>> Start Supplied data

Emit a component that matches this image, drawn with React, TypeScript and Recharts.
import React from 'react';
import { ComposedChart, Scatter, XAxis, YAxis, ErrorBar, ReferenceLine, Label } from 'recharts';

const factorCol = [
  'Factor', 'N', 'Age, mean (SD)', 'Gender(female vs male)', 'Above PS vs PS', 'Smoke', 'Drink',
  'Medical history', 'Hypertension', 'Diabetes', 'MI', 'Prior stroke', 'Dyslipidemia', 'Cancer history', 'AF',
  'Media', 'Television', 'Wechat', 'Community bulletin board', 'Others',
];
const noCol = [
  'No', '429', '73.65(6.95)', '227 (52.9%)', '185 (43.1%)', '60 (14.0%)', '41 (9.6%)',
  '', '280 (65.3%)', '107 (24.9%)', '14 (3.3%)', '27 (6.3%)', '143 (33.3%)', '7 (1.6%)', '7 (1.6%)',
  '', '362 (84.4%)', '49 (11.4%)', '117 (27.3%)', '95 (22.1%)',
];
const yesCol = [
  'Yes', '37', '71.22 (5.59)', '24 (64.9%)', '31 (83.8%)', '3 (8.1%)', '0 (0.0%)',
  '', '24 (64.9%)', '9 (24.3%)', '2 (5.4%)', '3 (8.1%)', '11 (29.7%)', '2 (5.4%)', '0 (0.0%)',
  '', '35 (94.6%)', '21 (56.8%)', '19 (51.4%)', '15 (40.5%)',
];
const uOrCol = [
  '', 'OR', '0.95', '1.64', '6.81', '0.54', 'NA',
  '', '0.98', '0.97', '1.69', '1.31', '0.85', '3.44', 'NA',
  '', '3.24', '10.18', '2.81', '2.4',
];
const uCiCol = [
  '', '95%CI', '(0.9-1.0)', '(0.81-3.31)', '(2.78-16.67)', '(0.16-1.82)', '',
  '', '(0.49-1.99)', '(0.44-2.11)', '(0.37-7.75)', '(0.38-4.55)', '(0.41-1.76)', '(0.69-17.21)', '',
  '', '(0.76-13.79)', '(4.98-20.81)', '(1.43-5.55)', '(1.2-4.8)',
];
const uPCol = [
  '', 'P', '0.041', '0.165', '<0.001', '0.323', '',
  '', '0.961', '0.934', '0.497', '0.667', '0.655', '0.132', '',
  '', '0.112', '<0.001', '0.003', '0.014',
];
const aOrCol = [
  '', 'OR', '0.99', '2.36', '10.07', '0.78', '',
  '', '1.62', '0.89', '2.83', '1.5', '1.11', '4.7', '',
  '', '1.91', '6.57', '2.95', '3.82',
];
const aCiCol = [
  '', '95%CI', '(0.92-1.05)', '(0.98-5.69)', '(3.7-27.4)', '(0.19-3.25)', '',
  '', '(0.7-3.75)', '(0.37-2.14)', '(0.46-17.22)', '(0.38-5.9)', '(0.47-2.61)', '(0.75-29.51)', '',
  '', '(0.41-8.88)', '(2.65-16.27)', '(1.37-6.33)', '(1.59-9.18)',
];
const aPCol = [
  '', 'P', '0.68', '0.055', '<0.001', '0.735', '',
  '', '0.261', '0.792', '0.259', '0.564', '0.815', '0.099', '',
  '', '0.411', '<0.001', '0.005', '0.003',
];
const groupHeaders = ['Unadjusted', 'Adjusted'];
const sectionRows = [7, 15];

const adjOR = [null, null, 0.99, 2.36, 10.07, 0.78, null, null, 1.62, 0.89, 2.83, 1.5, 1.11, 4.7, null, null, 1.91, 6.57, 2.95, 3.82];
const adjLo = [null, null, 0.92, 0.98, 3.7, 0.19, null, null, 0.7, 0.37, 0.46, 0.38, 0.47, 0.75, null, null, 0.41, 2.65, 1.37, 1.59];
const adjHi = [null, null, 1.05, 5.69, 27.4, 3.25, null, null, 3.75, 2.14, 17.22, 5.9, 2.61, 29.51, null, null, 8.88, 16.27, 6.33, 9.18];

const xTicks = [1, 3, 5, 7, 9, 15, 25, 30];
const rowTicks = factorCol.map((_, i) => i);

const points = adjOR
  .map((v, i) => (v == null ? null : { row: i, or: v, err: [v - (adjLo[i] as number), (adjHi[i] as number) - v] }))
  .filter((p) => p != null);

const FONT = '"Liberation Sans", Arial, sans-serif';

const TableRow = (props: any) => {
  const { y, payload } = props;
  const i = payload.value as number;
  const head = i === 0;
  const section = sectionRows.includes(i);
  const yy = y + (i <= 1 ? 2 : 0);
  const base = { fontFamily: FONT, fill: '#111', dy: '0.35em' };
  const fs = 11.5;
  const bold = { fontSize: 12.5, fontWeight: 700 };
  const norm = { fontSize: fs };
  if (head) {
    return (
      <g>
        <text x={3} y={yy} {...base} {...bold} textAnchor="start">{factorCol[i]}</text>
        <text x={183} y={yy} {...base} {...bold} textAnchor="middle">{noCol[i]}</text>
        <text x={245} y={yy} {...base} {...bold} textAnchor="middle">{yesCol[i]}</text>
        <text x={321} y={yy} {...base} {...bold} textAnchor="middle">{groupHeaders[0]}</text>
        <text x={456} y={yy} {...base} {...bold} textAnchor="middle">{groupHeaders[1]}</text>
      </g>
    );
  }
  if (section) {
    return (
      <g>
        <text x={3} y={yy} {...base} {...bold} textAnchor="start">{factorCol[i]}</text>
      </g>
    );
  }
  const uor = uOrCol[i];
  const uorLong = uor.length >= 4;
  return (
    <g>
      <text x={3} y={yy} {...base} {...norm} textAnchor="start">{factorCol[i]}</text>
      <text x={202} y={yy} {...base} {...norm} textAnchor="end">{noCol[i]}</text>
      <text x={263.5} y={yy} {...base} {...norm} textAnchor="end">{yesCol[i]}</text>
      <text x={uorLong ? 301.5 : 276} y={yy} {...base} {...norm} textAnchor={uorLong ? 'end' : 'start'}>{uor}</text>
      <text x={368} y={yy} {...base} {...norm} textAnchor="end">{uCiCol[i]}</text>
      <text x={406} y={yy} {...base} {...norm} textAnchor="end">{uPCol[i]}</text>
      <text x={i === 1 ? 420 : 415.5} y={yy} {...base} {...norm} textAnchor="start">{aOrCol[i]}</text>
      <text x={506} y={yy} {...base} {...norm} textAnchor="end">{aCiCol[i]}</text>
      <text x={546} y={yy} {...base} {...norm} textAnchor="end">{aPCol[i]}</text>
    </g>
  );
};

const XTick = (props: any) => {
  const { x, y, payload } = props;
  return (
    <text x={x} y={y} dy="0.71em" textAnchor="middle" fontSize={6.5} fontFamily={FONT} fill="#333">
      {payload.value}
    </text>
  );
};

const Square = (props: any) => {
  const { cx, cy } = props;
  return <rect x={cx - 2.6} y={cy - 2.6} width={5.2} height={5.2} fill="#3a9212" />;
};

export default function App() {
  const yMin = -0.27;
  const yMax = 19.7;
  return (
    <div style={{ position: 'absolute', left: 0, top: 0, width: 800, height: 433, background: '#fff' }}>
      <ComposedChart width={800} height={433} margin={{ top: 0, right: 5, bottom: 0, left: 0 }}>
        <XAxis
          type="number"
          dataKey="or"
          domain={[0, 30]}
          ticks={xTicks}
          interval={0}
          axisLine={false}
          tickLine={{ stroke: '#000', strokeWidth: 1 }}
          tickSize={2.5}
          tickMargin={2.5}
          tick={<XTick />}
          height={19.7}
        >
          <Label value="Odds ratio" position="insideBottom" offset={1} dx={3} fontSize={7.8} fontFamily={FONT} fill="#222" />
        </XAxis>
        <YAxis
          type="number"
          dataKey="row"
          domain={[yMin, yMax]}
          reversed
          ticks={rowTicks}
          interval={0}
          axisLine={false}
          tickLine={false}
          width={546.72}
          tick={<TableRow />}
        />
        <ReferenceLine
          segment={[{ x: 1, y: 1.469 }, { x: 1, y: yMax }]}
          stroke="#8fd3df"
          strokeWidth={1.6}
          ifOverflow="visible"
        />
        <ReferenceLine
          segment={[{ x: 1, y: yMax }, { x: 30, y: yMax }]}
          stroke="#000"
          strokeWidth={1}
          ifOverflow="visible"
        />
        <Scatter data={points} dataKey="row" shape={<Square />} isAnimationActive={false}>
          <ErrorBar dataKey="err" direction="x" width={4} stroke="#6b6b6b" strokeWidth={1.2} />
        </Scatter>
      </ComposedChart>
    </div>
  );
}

>> End Supplied data

» **Problem description**
List all lines above in which the string "React" appears.

» **Exercise answer**
Emit a component that matches this image, drawn with React, TypeScript and Recharts.
import React from 'react';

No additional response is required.